* Start Dataset section *
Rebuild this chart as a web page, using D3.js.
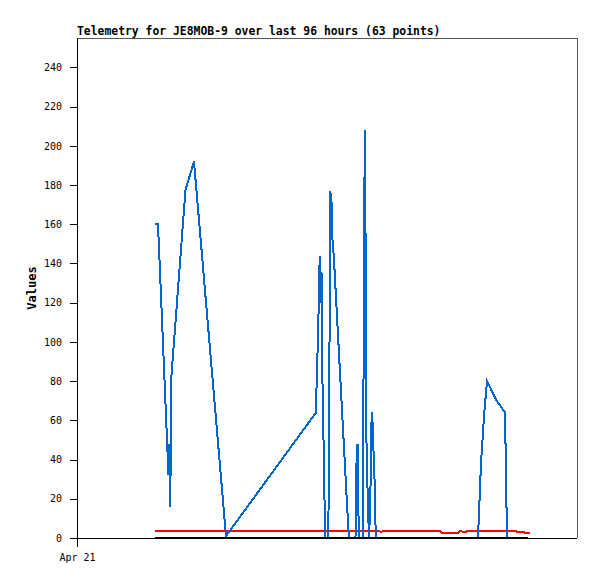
<!DOCTYPE html>
<html>
<head>
<meta charset="utf-8">
<script src="https://cdn.jsdelivr.net/npm/d3@7"></script>
<style>
  html, body { margin: 0; padding: 0; background: #fff; }
  svg { display: block; }
</style>
</head>
<body>
<script>
// ---- Data (x = hours since Apr 21 00:00) ----
const title = "Telemetry for JE8MOB-9 over last 96 hours (63 points)";
const yLabel = "Values";
const xTickValues = [0];
const xTickLabels = ["Apr 21"];
const yTicks = [0, 20, 40, 60, 80, 100, 120, 140, 160, 180, 200, 220, 240];

const blueHours = [15.03, 15.55, 17.57, 17.76, 17.91, 18.11, 20.83, 22.46, 28.61, 45.89,
  46.08, 46.33, 46.46, 46.71, 46.85, 46.98, 47.10, 47.48, 47.62, 48.25,
  48.38, 48.63, 48.88, 49.06, 49.34, 52.03, 52.22, 53.47, 53.63, 53.86,
  54.03, 54.20, 54.87, 55.05, 55.16, 55.30, 55.43, 55.55, 55.68, 55.93,
  56.06, 56.31, 56.45, 56.59, 56.83, 56.97, 57.22, 57.35, 76.99, 77.57,
  78.14, 78.72, 80.58, 82.18, 82.56, 86.59];
const blueValues = [160, 160, 32, 48, 16, 82, 177.5, 192, 1, 64,
  88, 104, 136, 144, 120, 135, 84, 28, 0, 0,
  44, 177, 171, 152, 142, 8, 0, 0, 36, 48,
  13, 0, 0, 104, 173, 208, 136, 54, 35, 11,
  0, 16, 48, 64, 56, 40, 24, 0, 0, 38,
  62, 80, 70, 64, 0, 0];

const redHours = [14.98, 57.98, 58.37, 58.75, 69.70, 70.08, 73.15, 73.54, 73.92, 74.30,
  74.69, 75.07, 84.10, 84.48, 85.63, 86.02, 86.98];
const redValues = [3.6, 3.6, 2.9, 3.6, 3.6, 2.7, 2.7, 3.6, 3.3, 2.9,
  3.2, 3.6, 3.6, 3.2, 3.2, 2.7, 2.7];

const blackHours = [14.98, 86.59];
const blackValues = [0, 0];

// ---- Layout ----
const W = 597, H = 579;
const L = 77, R = 577, T = 38, B = 538;

const svg = d3.select("body").append("svg").attr("width", W).attr("height", H);

const x = d3.scaleLinear().domain([0, 96]).range([L, R]);
const y = d3.scaleLinear().domain([0, 255]).range([B, T]);

const mono = "'DejaVu Sans Mono', 'Liberation Mono', monospace";

// Frame (top & right)
svg.append("path")
  .attr("d", `M${L},${T + 0.5}H${R + 0.5}V${B}`)
  .attr("fill", "none").attr("stroke", "#555").attr("stroke-width", 1)
  .attr("shape-rendering", "crispEdges");

// Y axis
const yAxis = d3.axisLeft(y).tickValues(yTicks).tickSize(7).tickPadding(8).tickFormat(d3.format("d"));
const gy = svg.append("g").attr("transform", `translate(${L},0)`).call(yAxis);
gy.select(".domain").remove();
gy.selectAll("line").attr("stroke", "#000").attr("shape-rendering", "crispEdges");
gy.selectAll("text").attr("font-family", mono).attr("font-size", "10px").attr("fill", "#000");

// X axis
const xAxis = d3.axisBottom(x).tickValues(xTickValues).tickSize(9).tickPadding(7)
  .tickFormat((d, i) => xTickLabels[i]);
const gx = svg.append("g").attr("transform", `translate(0,${B})`).call(xAxis);
gx.select(".domain").remove();
gx.selectAll("line").attr("stroke", "#000").attr("shape-rendering", "crispEdges");
gx.selectAll("text").attr("font-family", mono).attr("font-size", "10px").attr("fill", "#000");

// Axis lines
svg.append("line").attr("x1", L + 0.5).attr("x2", L + 0.5).attr("y1", T).attr("y2", B)
  .attr("stroke", "#000").attr("shape-rendering", "crispEdges");
svg.append("line").attr("x1", L).attr("x2", R).attr("y1", B + 0.5).attr("y2", B + 0.5)
  .attr("stroke", "#000").attr("shape-rendering", "crispEdges");

// Series
const line = d3.line().x(d => x(d[0])).y(d => y(d[1]));
function series(hours, values, color) {
  svg.append("path")
    .datum(hours.map((h, i) => [h, values[i]]))
    .attr("d", line)
    .attr("fill", "none")
    .attr("stroke", color)
    .attr("stroke-width", 2)
    .attr("stroke-linejoin", "miter")
    .attr("shape-rendering", "crispEdges");
}
series(redHours, redValues, "#ff0000");
series(blueHours, blueValues, "#0066cc");
series(blackHours, blackValues, "#000000");

// Title
svg.append("text").attr("x", L).attr("y", 35)
  .attr("font-family", mono).attr("font-size", "11.4px").attr("font-weight", "bold")
  .text(title);

// Y label
svg.append("text")
  .attr("transform", `translate(36,288) rotate(-90)`)
  .attr("text-anchor", "middle")
  .attr("font-family", mono).attr("font-size", "12px").attr("font-weight", "bold")
  .text(yLabel);
</script>
</body>
</html>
* End Dataset section *
▸ Exercise task
The material above must be printed exactly, with its pictures left out.

▸ Task output
Rebuild this chart as a web page, using D3.js.
<!DOCTYPE html>
<html>
<head>
<meta charset="utf-8">
<script src="https://cdn.jsdelivr.net/npm/d3@7"></script>
<style>
  html, body { margin: 0; padding: 0; background: #fff; }
  svg { display: block; }
</style>
</head>
<body>
<script>
// ---- Data (x = hours since Apr 21 00:00) ----
const title = "Telemetry for JE8MOB-9 over last 96 hours (63 points)";
const yLabel = "Values";
const xTickValues = [0];
const xTickLabels = ["Apr 21"];
const yTicks = [0, 20, 40, 60, 80, 100, 120, 140, 160, 180, 200, 220, 240];

const blueHours = [15.03, 15.55, 17.57, 17.76, 17.91, 18.11, 20.83, 22.46, 28.61, 45.89,
  46.08, 46.33, 46.46, 46.71, 46.85, 46.98, 47.10, 47.48, 47.62, 48.25,
  48.38, 48.63, 48.88, 49.06, 49.34, 52.03, 52.22, 53.47, 53.63, 53.86,
  54.03, 54.20, 54.87, 55.05, 55.16, 55.30, 55.43, 55.55, 55.68, 55.93,
  56.06, 56.31, 56.45, 56.59, 56.83, 56.97, 57.22, 57.35, 76.99, 77.57,
  78.14, 78.72, 80.58, 82.18, 82.56, 86.59];
const blueValues = [160, 160, 32, 48, 16, 82, 177.5, 192, 1, 64,
  88, 104, 136, 144, 120, 135, 84, 28, 0, 0,
  44, 177, 171, 152, 142, 8, 0, 0, 36, 48,
  13, 0, 0, 104, 173, 208, 136, 54, 35, 11,
  0, 16, 48, 64, 56, 40, 24, 0, 0, 38,
  62, 80, 70, 64, 0, 0];

const redHours = [14.98, 57.98, 58.37, 58.75, 69.70, 70.08, 73.15, 73.54, 73.92, 74.30,
  74.69, 75.07, 84.10, 84.48, 85.63, 86.02, 86.98];
const redValues = [3.6, 3.6, 2.9, 3.6, 3.6, 2.7, 2.7, 3.6, 3.3, 2.9,
  3.2, 3.6, 3.6, 3.2, 3.2, 2.7, 2.7];

const blackHours = [14.98, 86.59];
const blackValues = [0, 0];

// ---- Layout ----
const W = 597, H = 579;
const L = 77, R = 577, T = 38, B = 538;

const svg = d3.select("body").append("svg").attr("width", W).attr("height", H);

const x = d3.scaleLinear().domain([0, 96]).range([L, R]);
const y = d3.scaleLinear().domain([0, 255]).range([B, T]);

const mono = "'DejaVu Sans Mono', 'Liberation Mono', monospace";

// Frame (top & right)
svg.append("path")
  .attr("d", `M${L},${T + 0.5}H${R + 0.5}V${B}`)
  .attr("fill", "none").attr("stroke", "#555").attr("stroke-width", 1)
  .attr("shape-rendering", "crispEdges");

// Y axis
const yAxis = d3.axisLeft(y).tickValues(yTicks).tickSize(7).tickPadding(8).tickFormat(d3.format("d"));
const gy = svg.append("g").attr("transform", `translate(${L},0)`).call(yAxis);
gy.select(".domain").remove();
gy.selectAll("line").attr("stroke", "#000").attr("shape-rendering", "crispEdges");
gy.selectAll("text").attr("font-family", mono).attr("font-size", "10px").attr("fill", "#000");

// X axis
const xAxis = d3.axisBottom(x).tickValues(xTickValues).tickSize(9).tickPadding(7)
  .tickFormat((d, i) => xTickLabels[i]);
const gx = svg.append("g").attr("transform", `translate(0,${B})`).call(xAxis);
gx.select(".domain").remove();
gx.selectAll("line").attr("stroke", "#000").attr("shape-rendering", "crispEdges");
gx.selectAll("text").attr("font-family", mono).attr("font-size", "10px").attr("fill", "#000");

// Axis lines
svg.append("line").attr("x1", L + 0.5).attr("x2", L + 0.5).attr("y1", T).attr("y2", B)
  .attr("stroke", "#000").attr("shape-rendering", "crispEdges");
svg.append("line").attr("x1", L).attr("x2", R).attr("y1", B + 0.5).attr("y2", B + 0.5)
  .attr("stroke", "#000").attr("shape-rendering", "crispEdges");

// Series
const line = d3.line().x(d => x(d[0])).y(d => y(d[1]));
function series(hours, values, color) {
  svg.append("path")
    .datum(hours.map((h, i) => [h, values[i]]))
    .attr("d", line)
    .attr("fill", "none")
    .attr("stroke", color)
    .attr("stroke-width", 2)
    .attr("stroke-linejoin", "miter")
    .attr("shape-rendering", "crispEdges");
}
series(redHours, redValues, "#ff0000");
series(blueHours, blueValues, "#0066cc");
series(blackHours, blackValues, "#000000");

// Title
svg.append("text").attr("x", L).attr("y", 35)
  .attr("font-family", mono).attr("font-size", "11.4px").attr("font-weight", "bold")
  .text(title);

// Y label
svg.append("text")
  .attr("transform", `translate(36,288) rotate(-90)`)
  .attr("text-anchor", "middle")
  .attr("font-family", mono).attr("font-size", "12px").attr("font-weight", "bold")
  .text(yLabel);
</script>
</body>
</html>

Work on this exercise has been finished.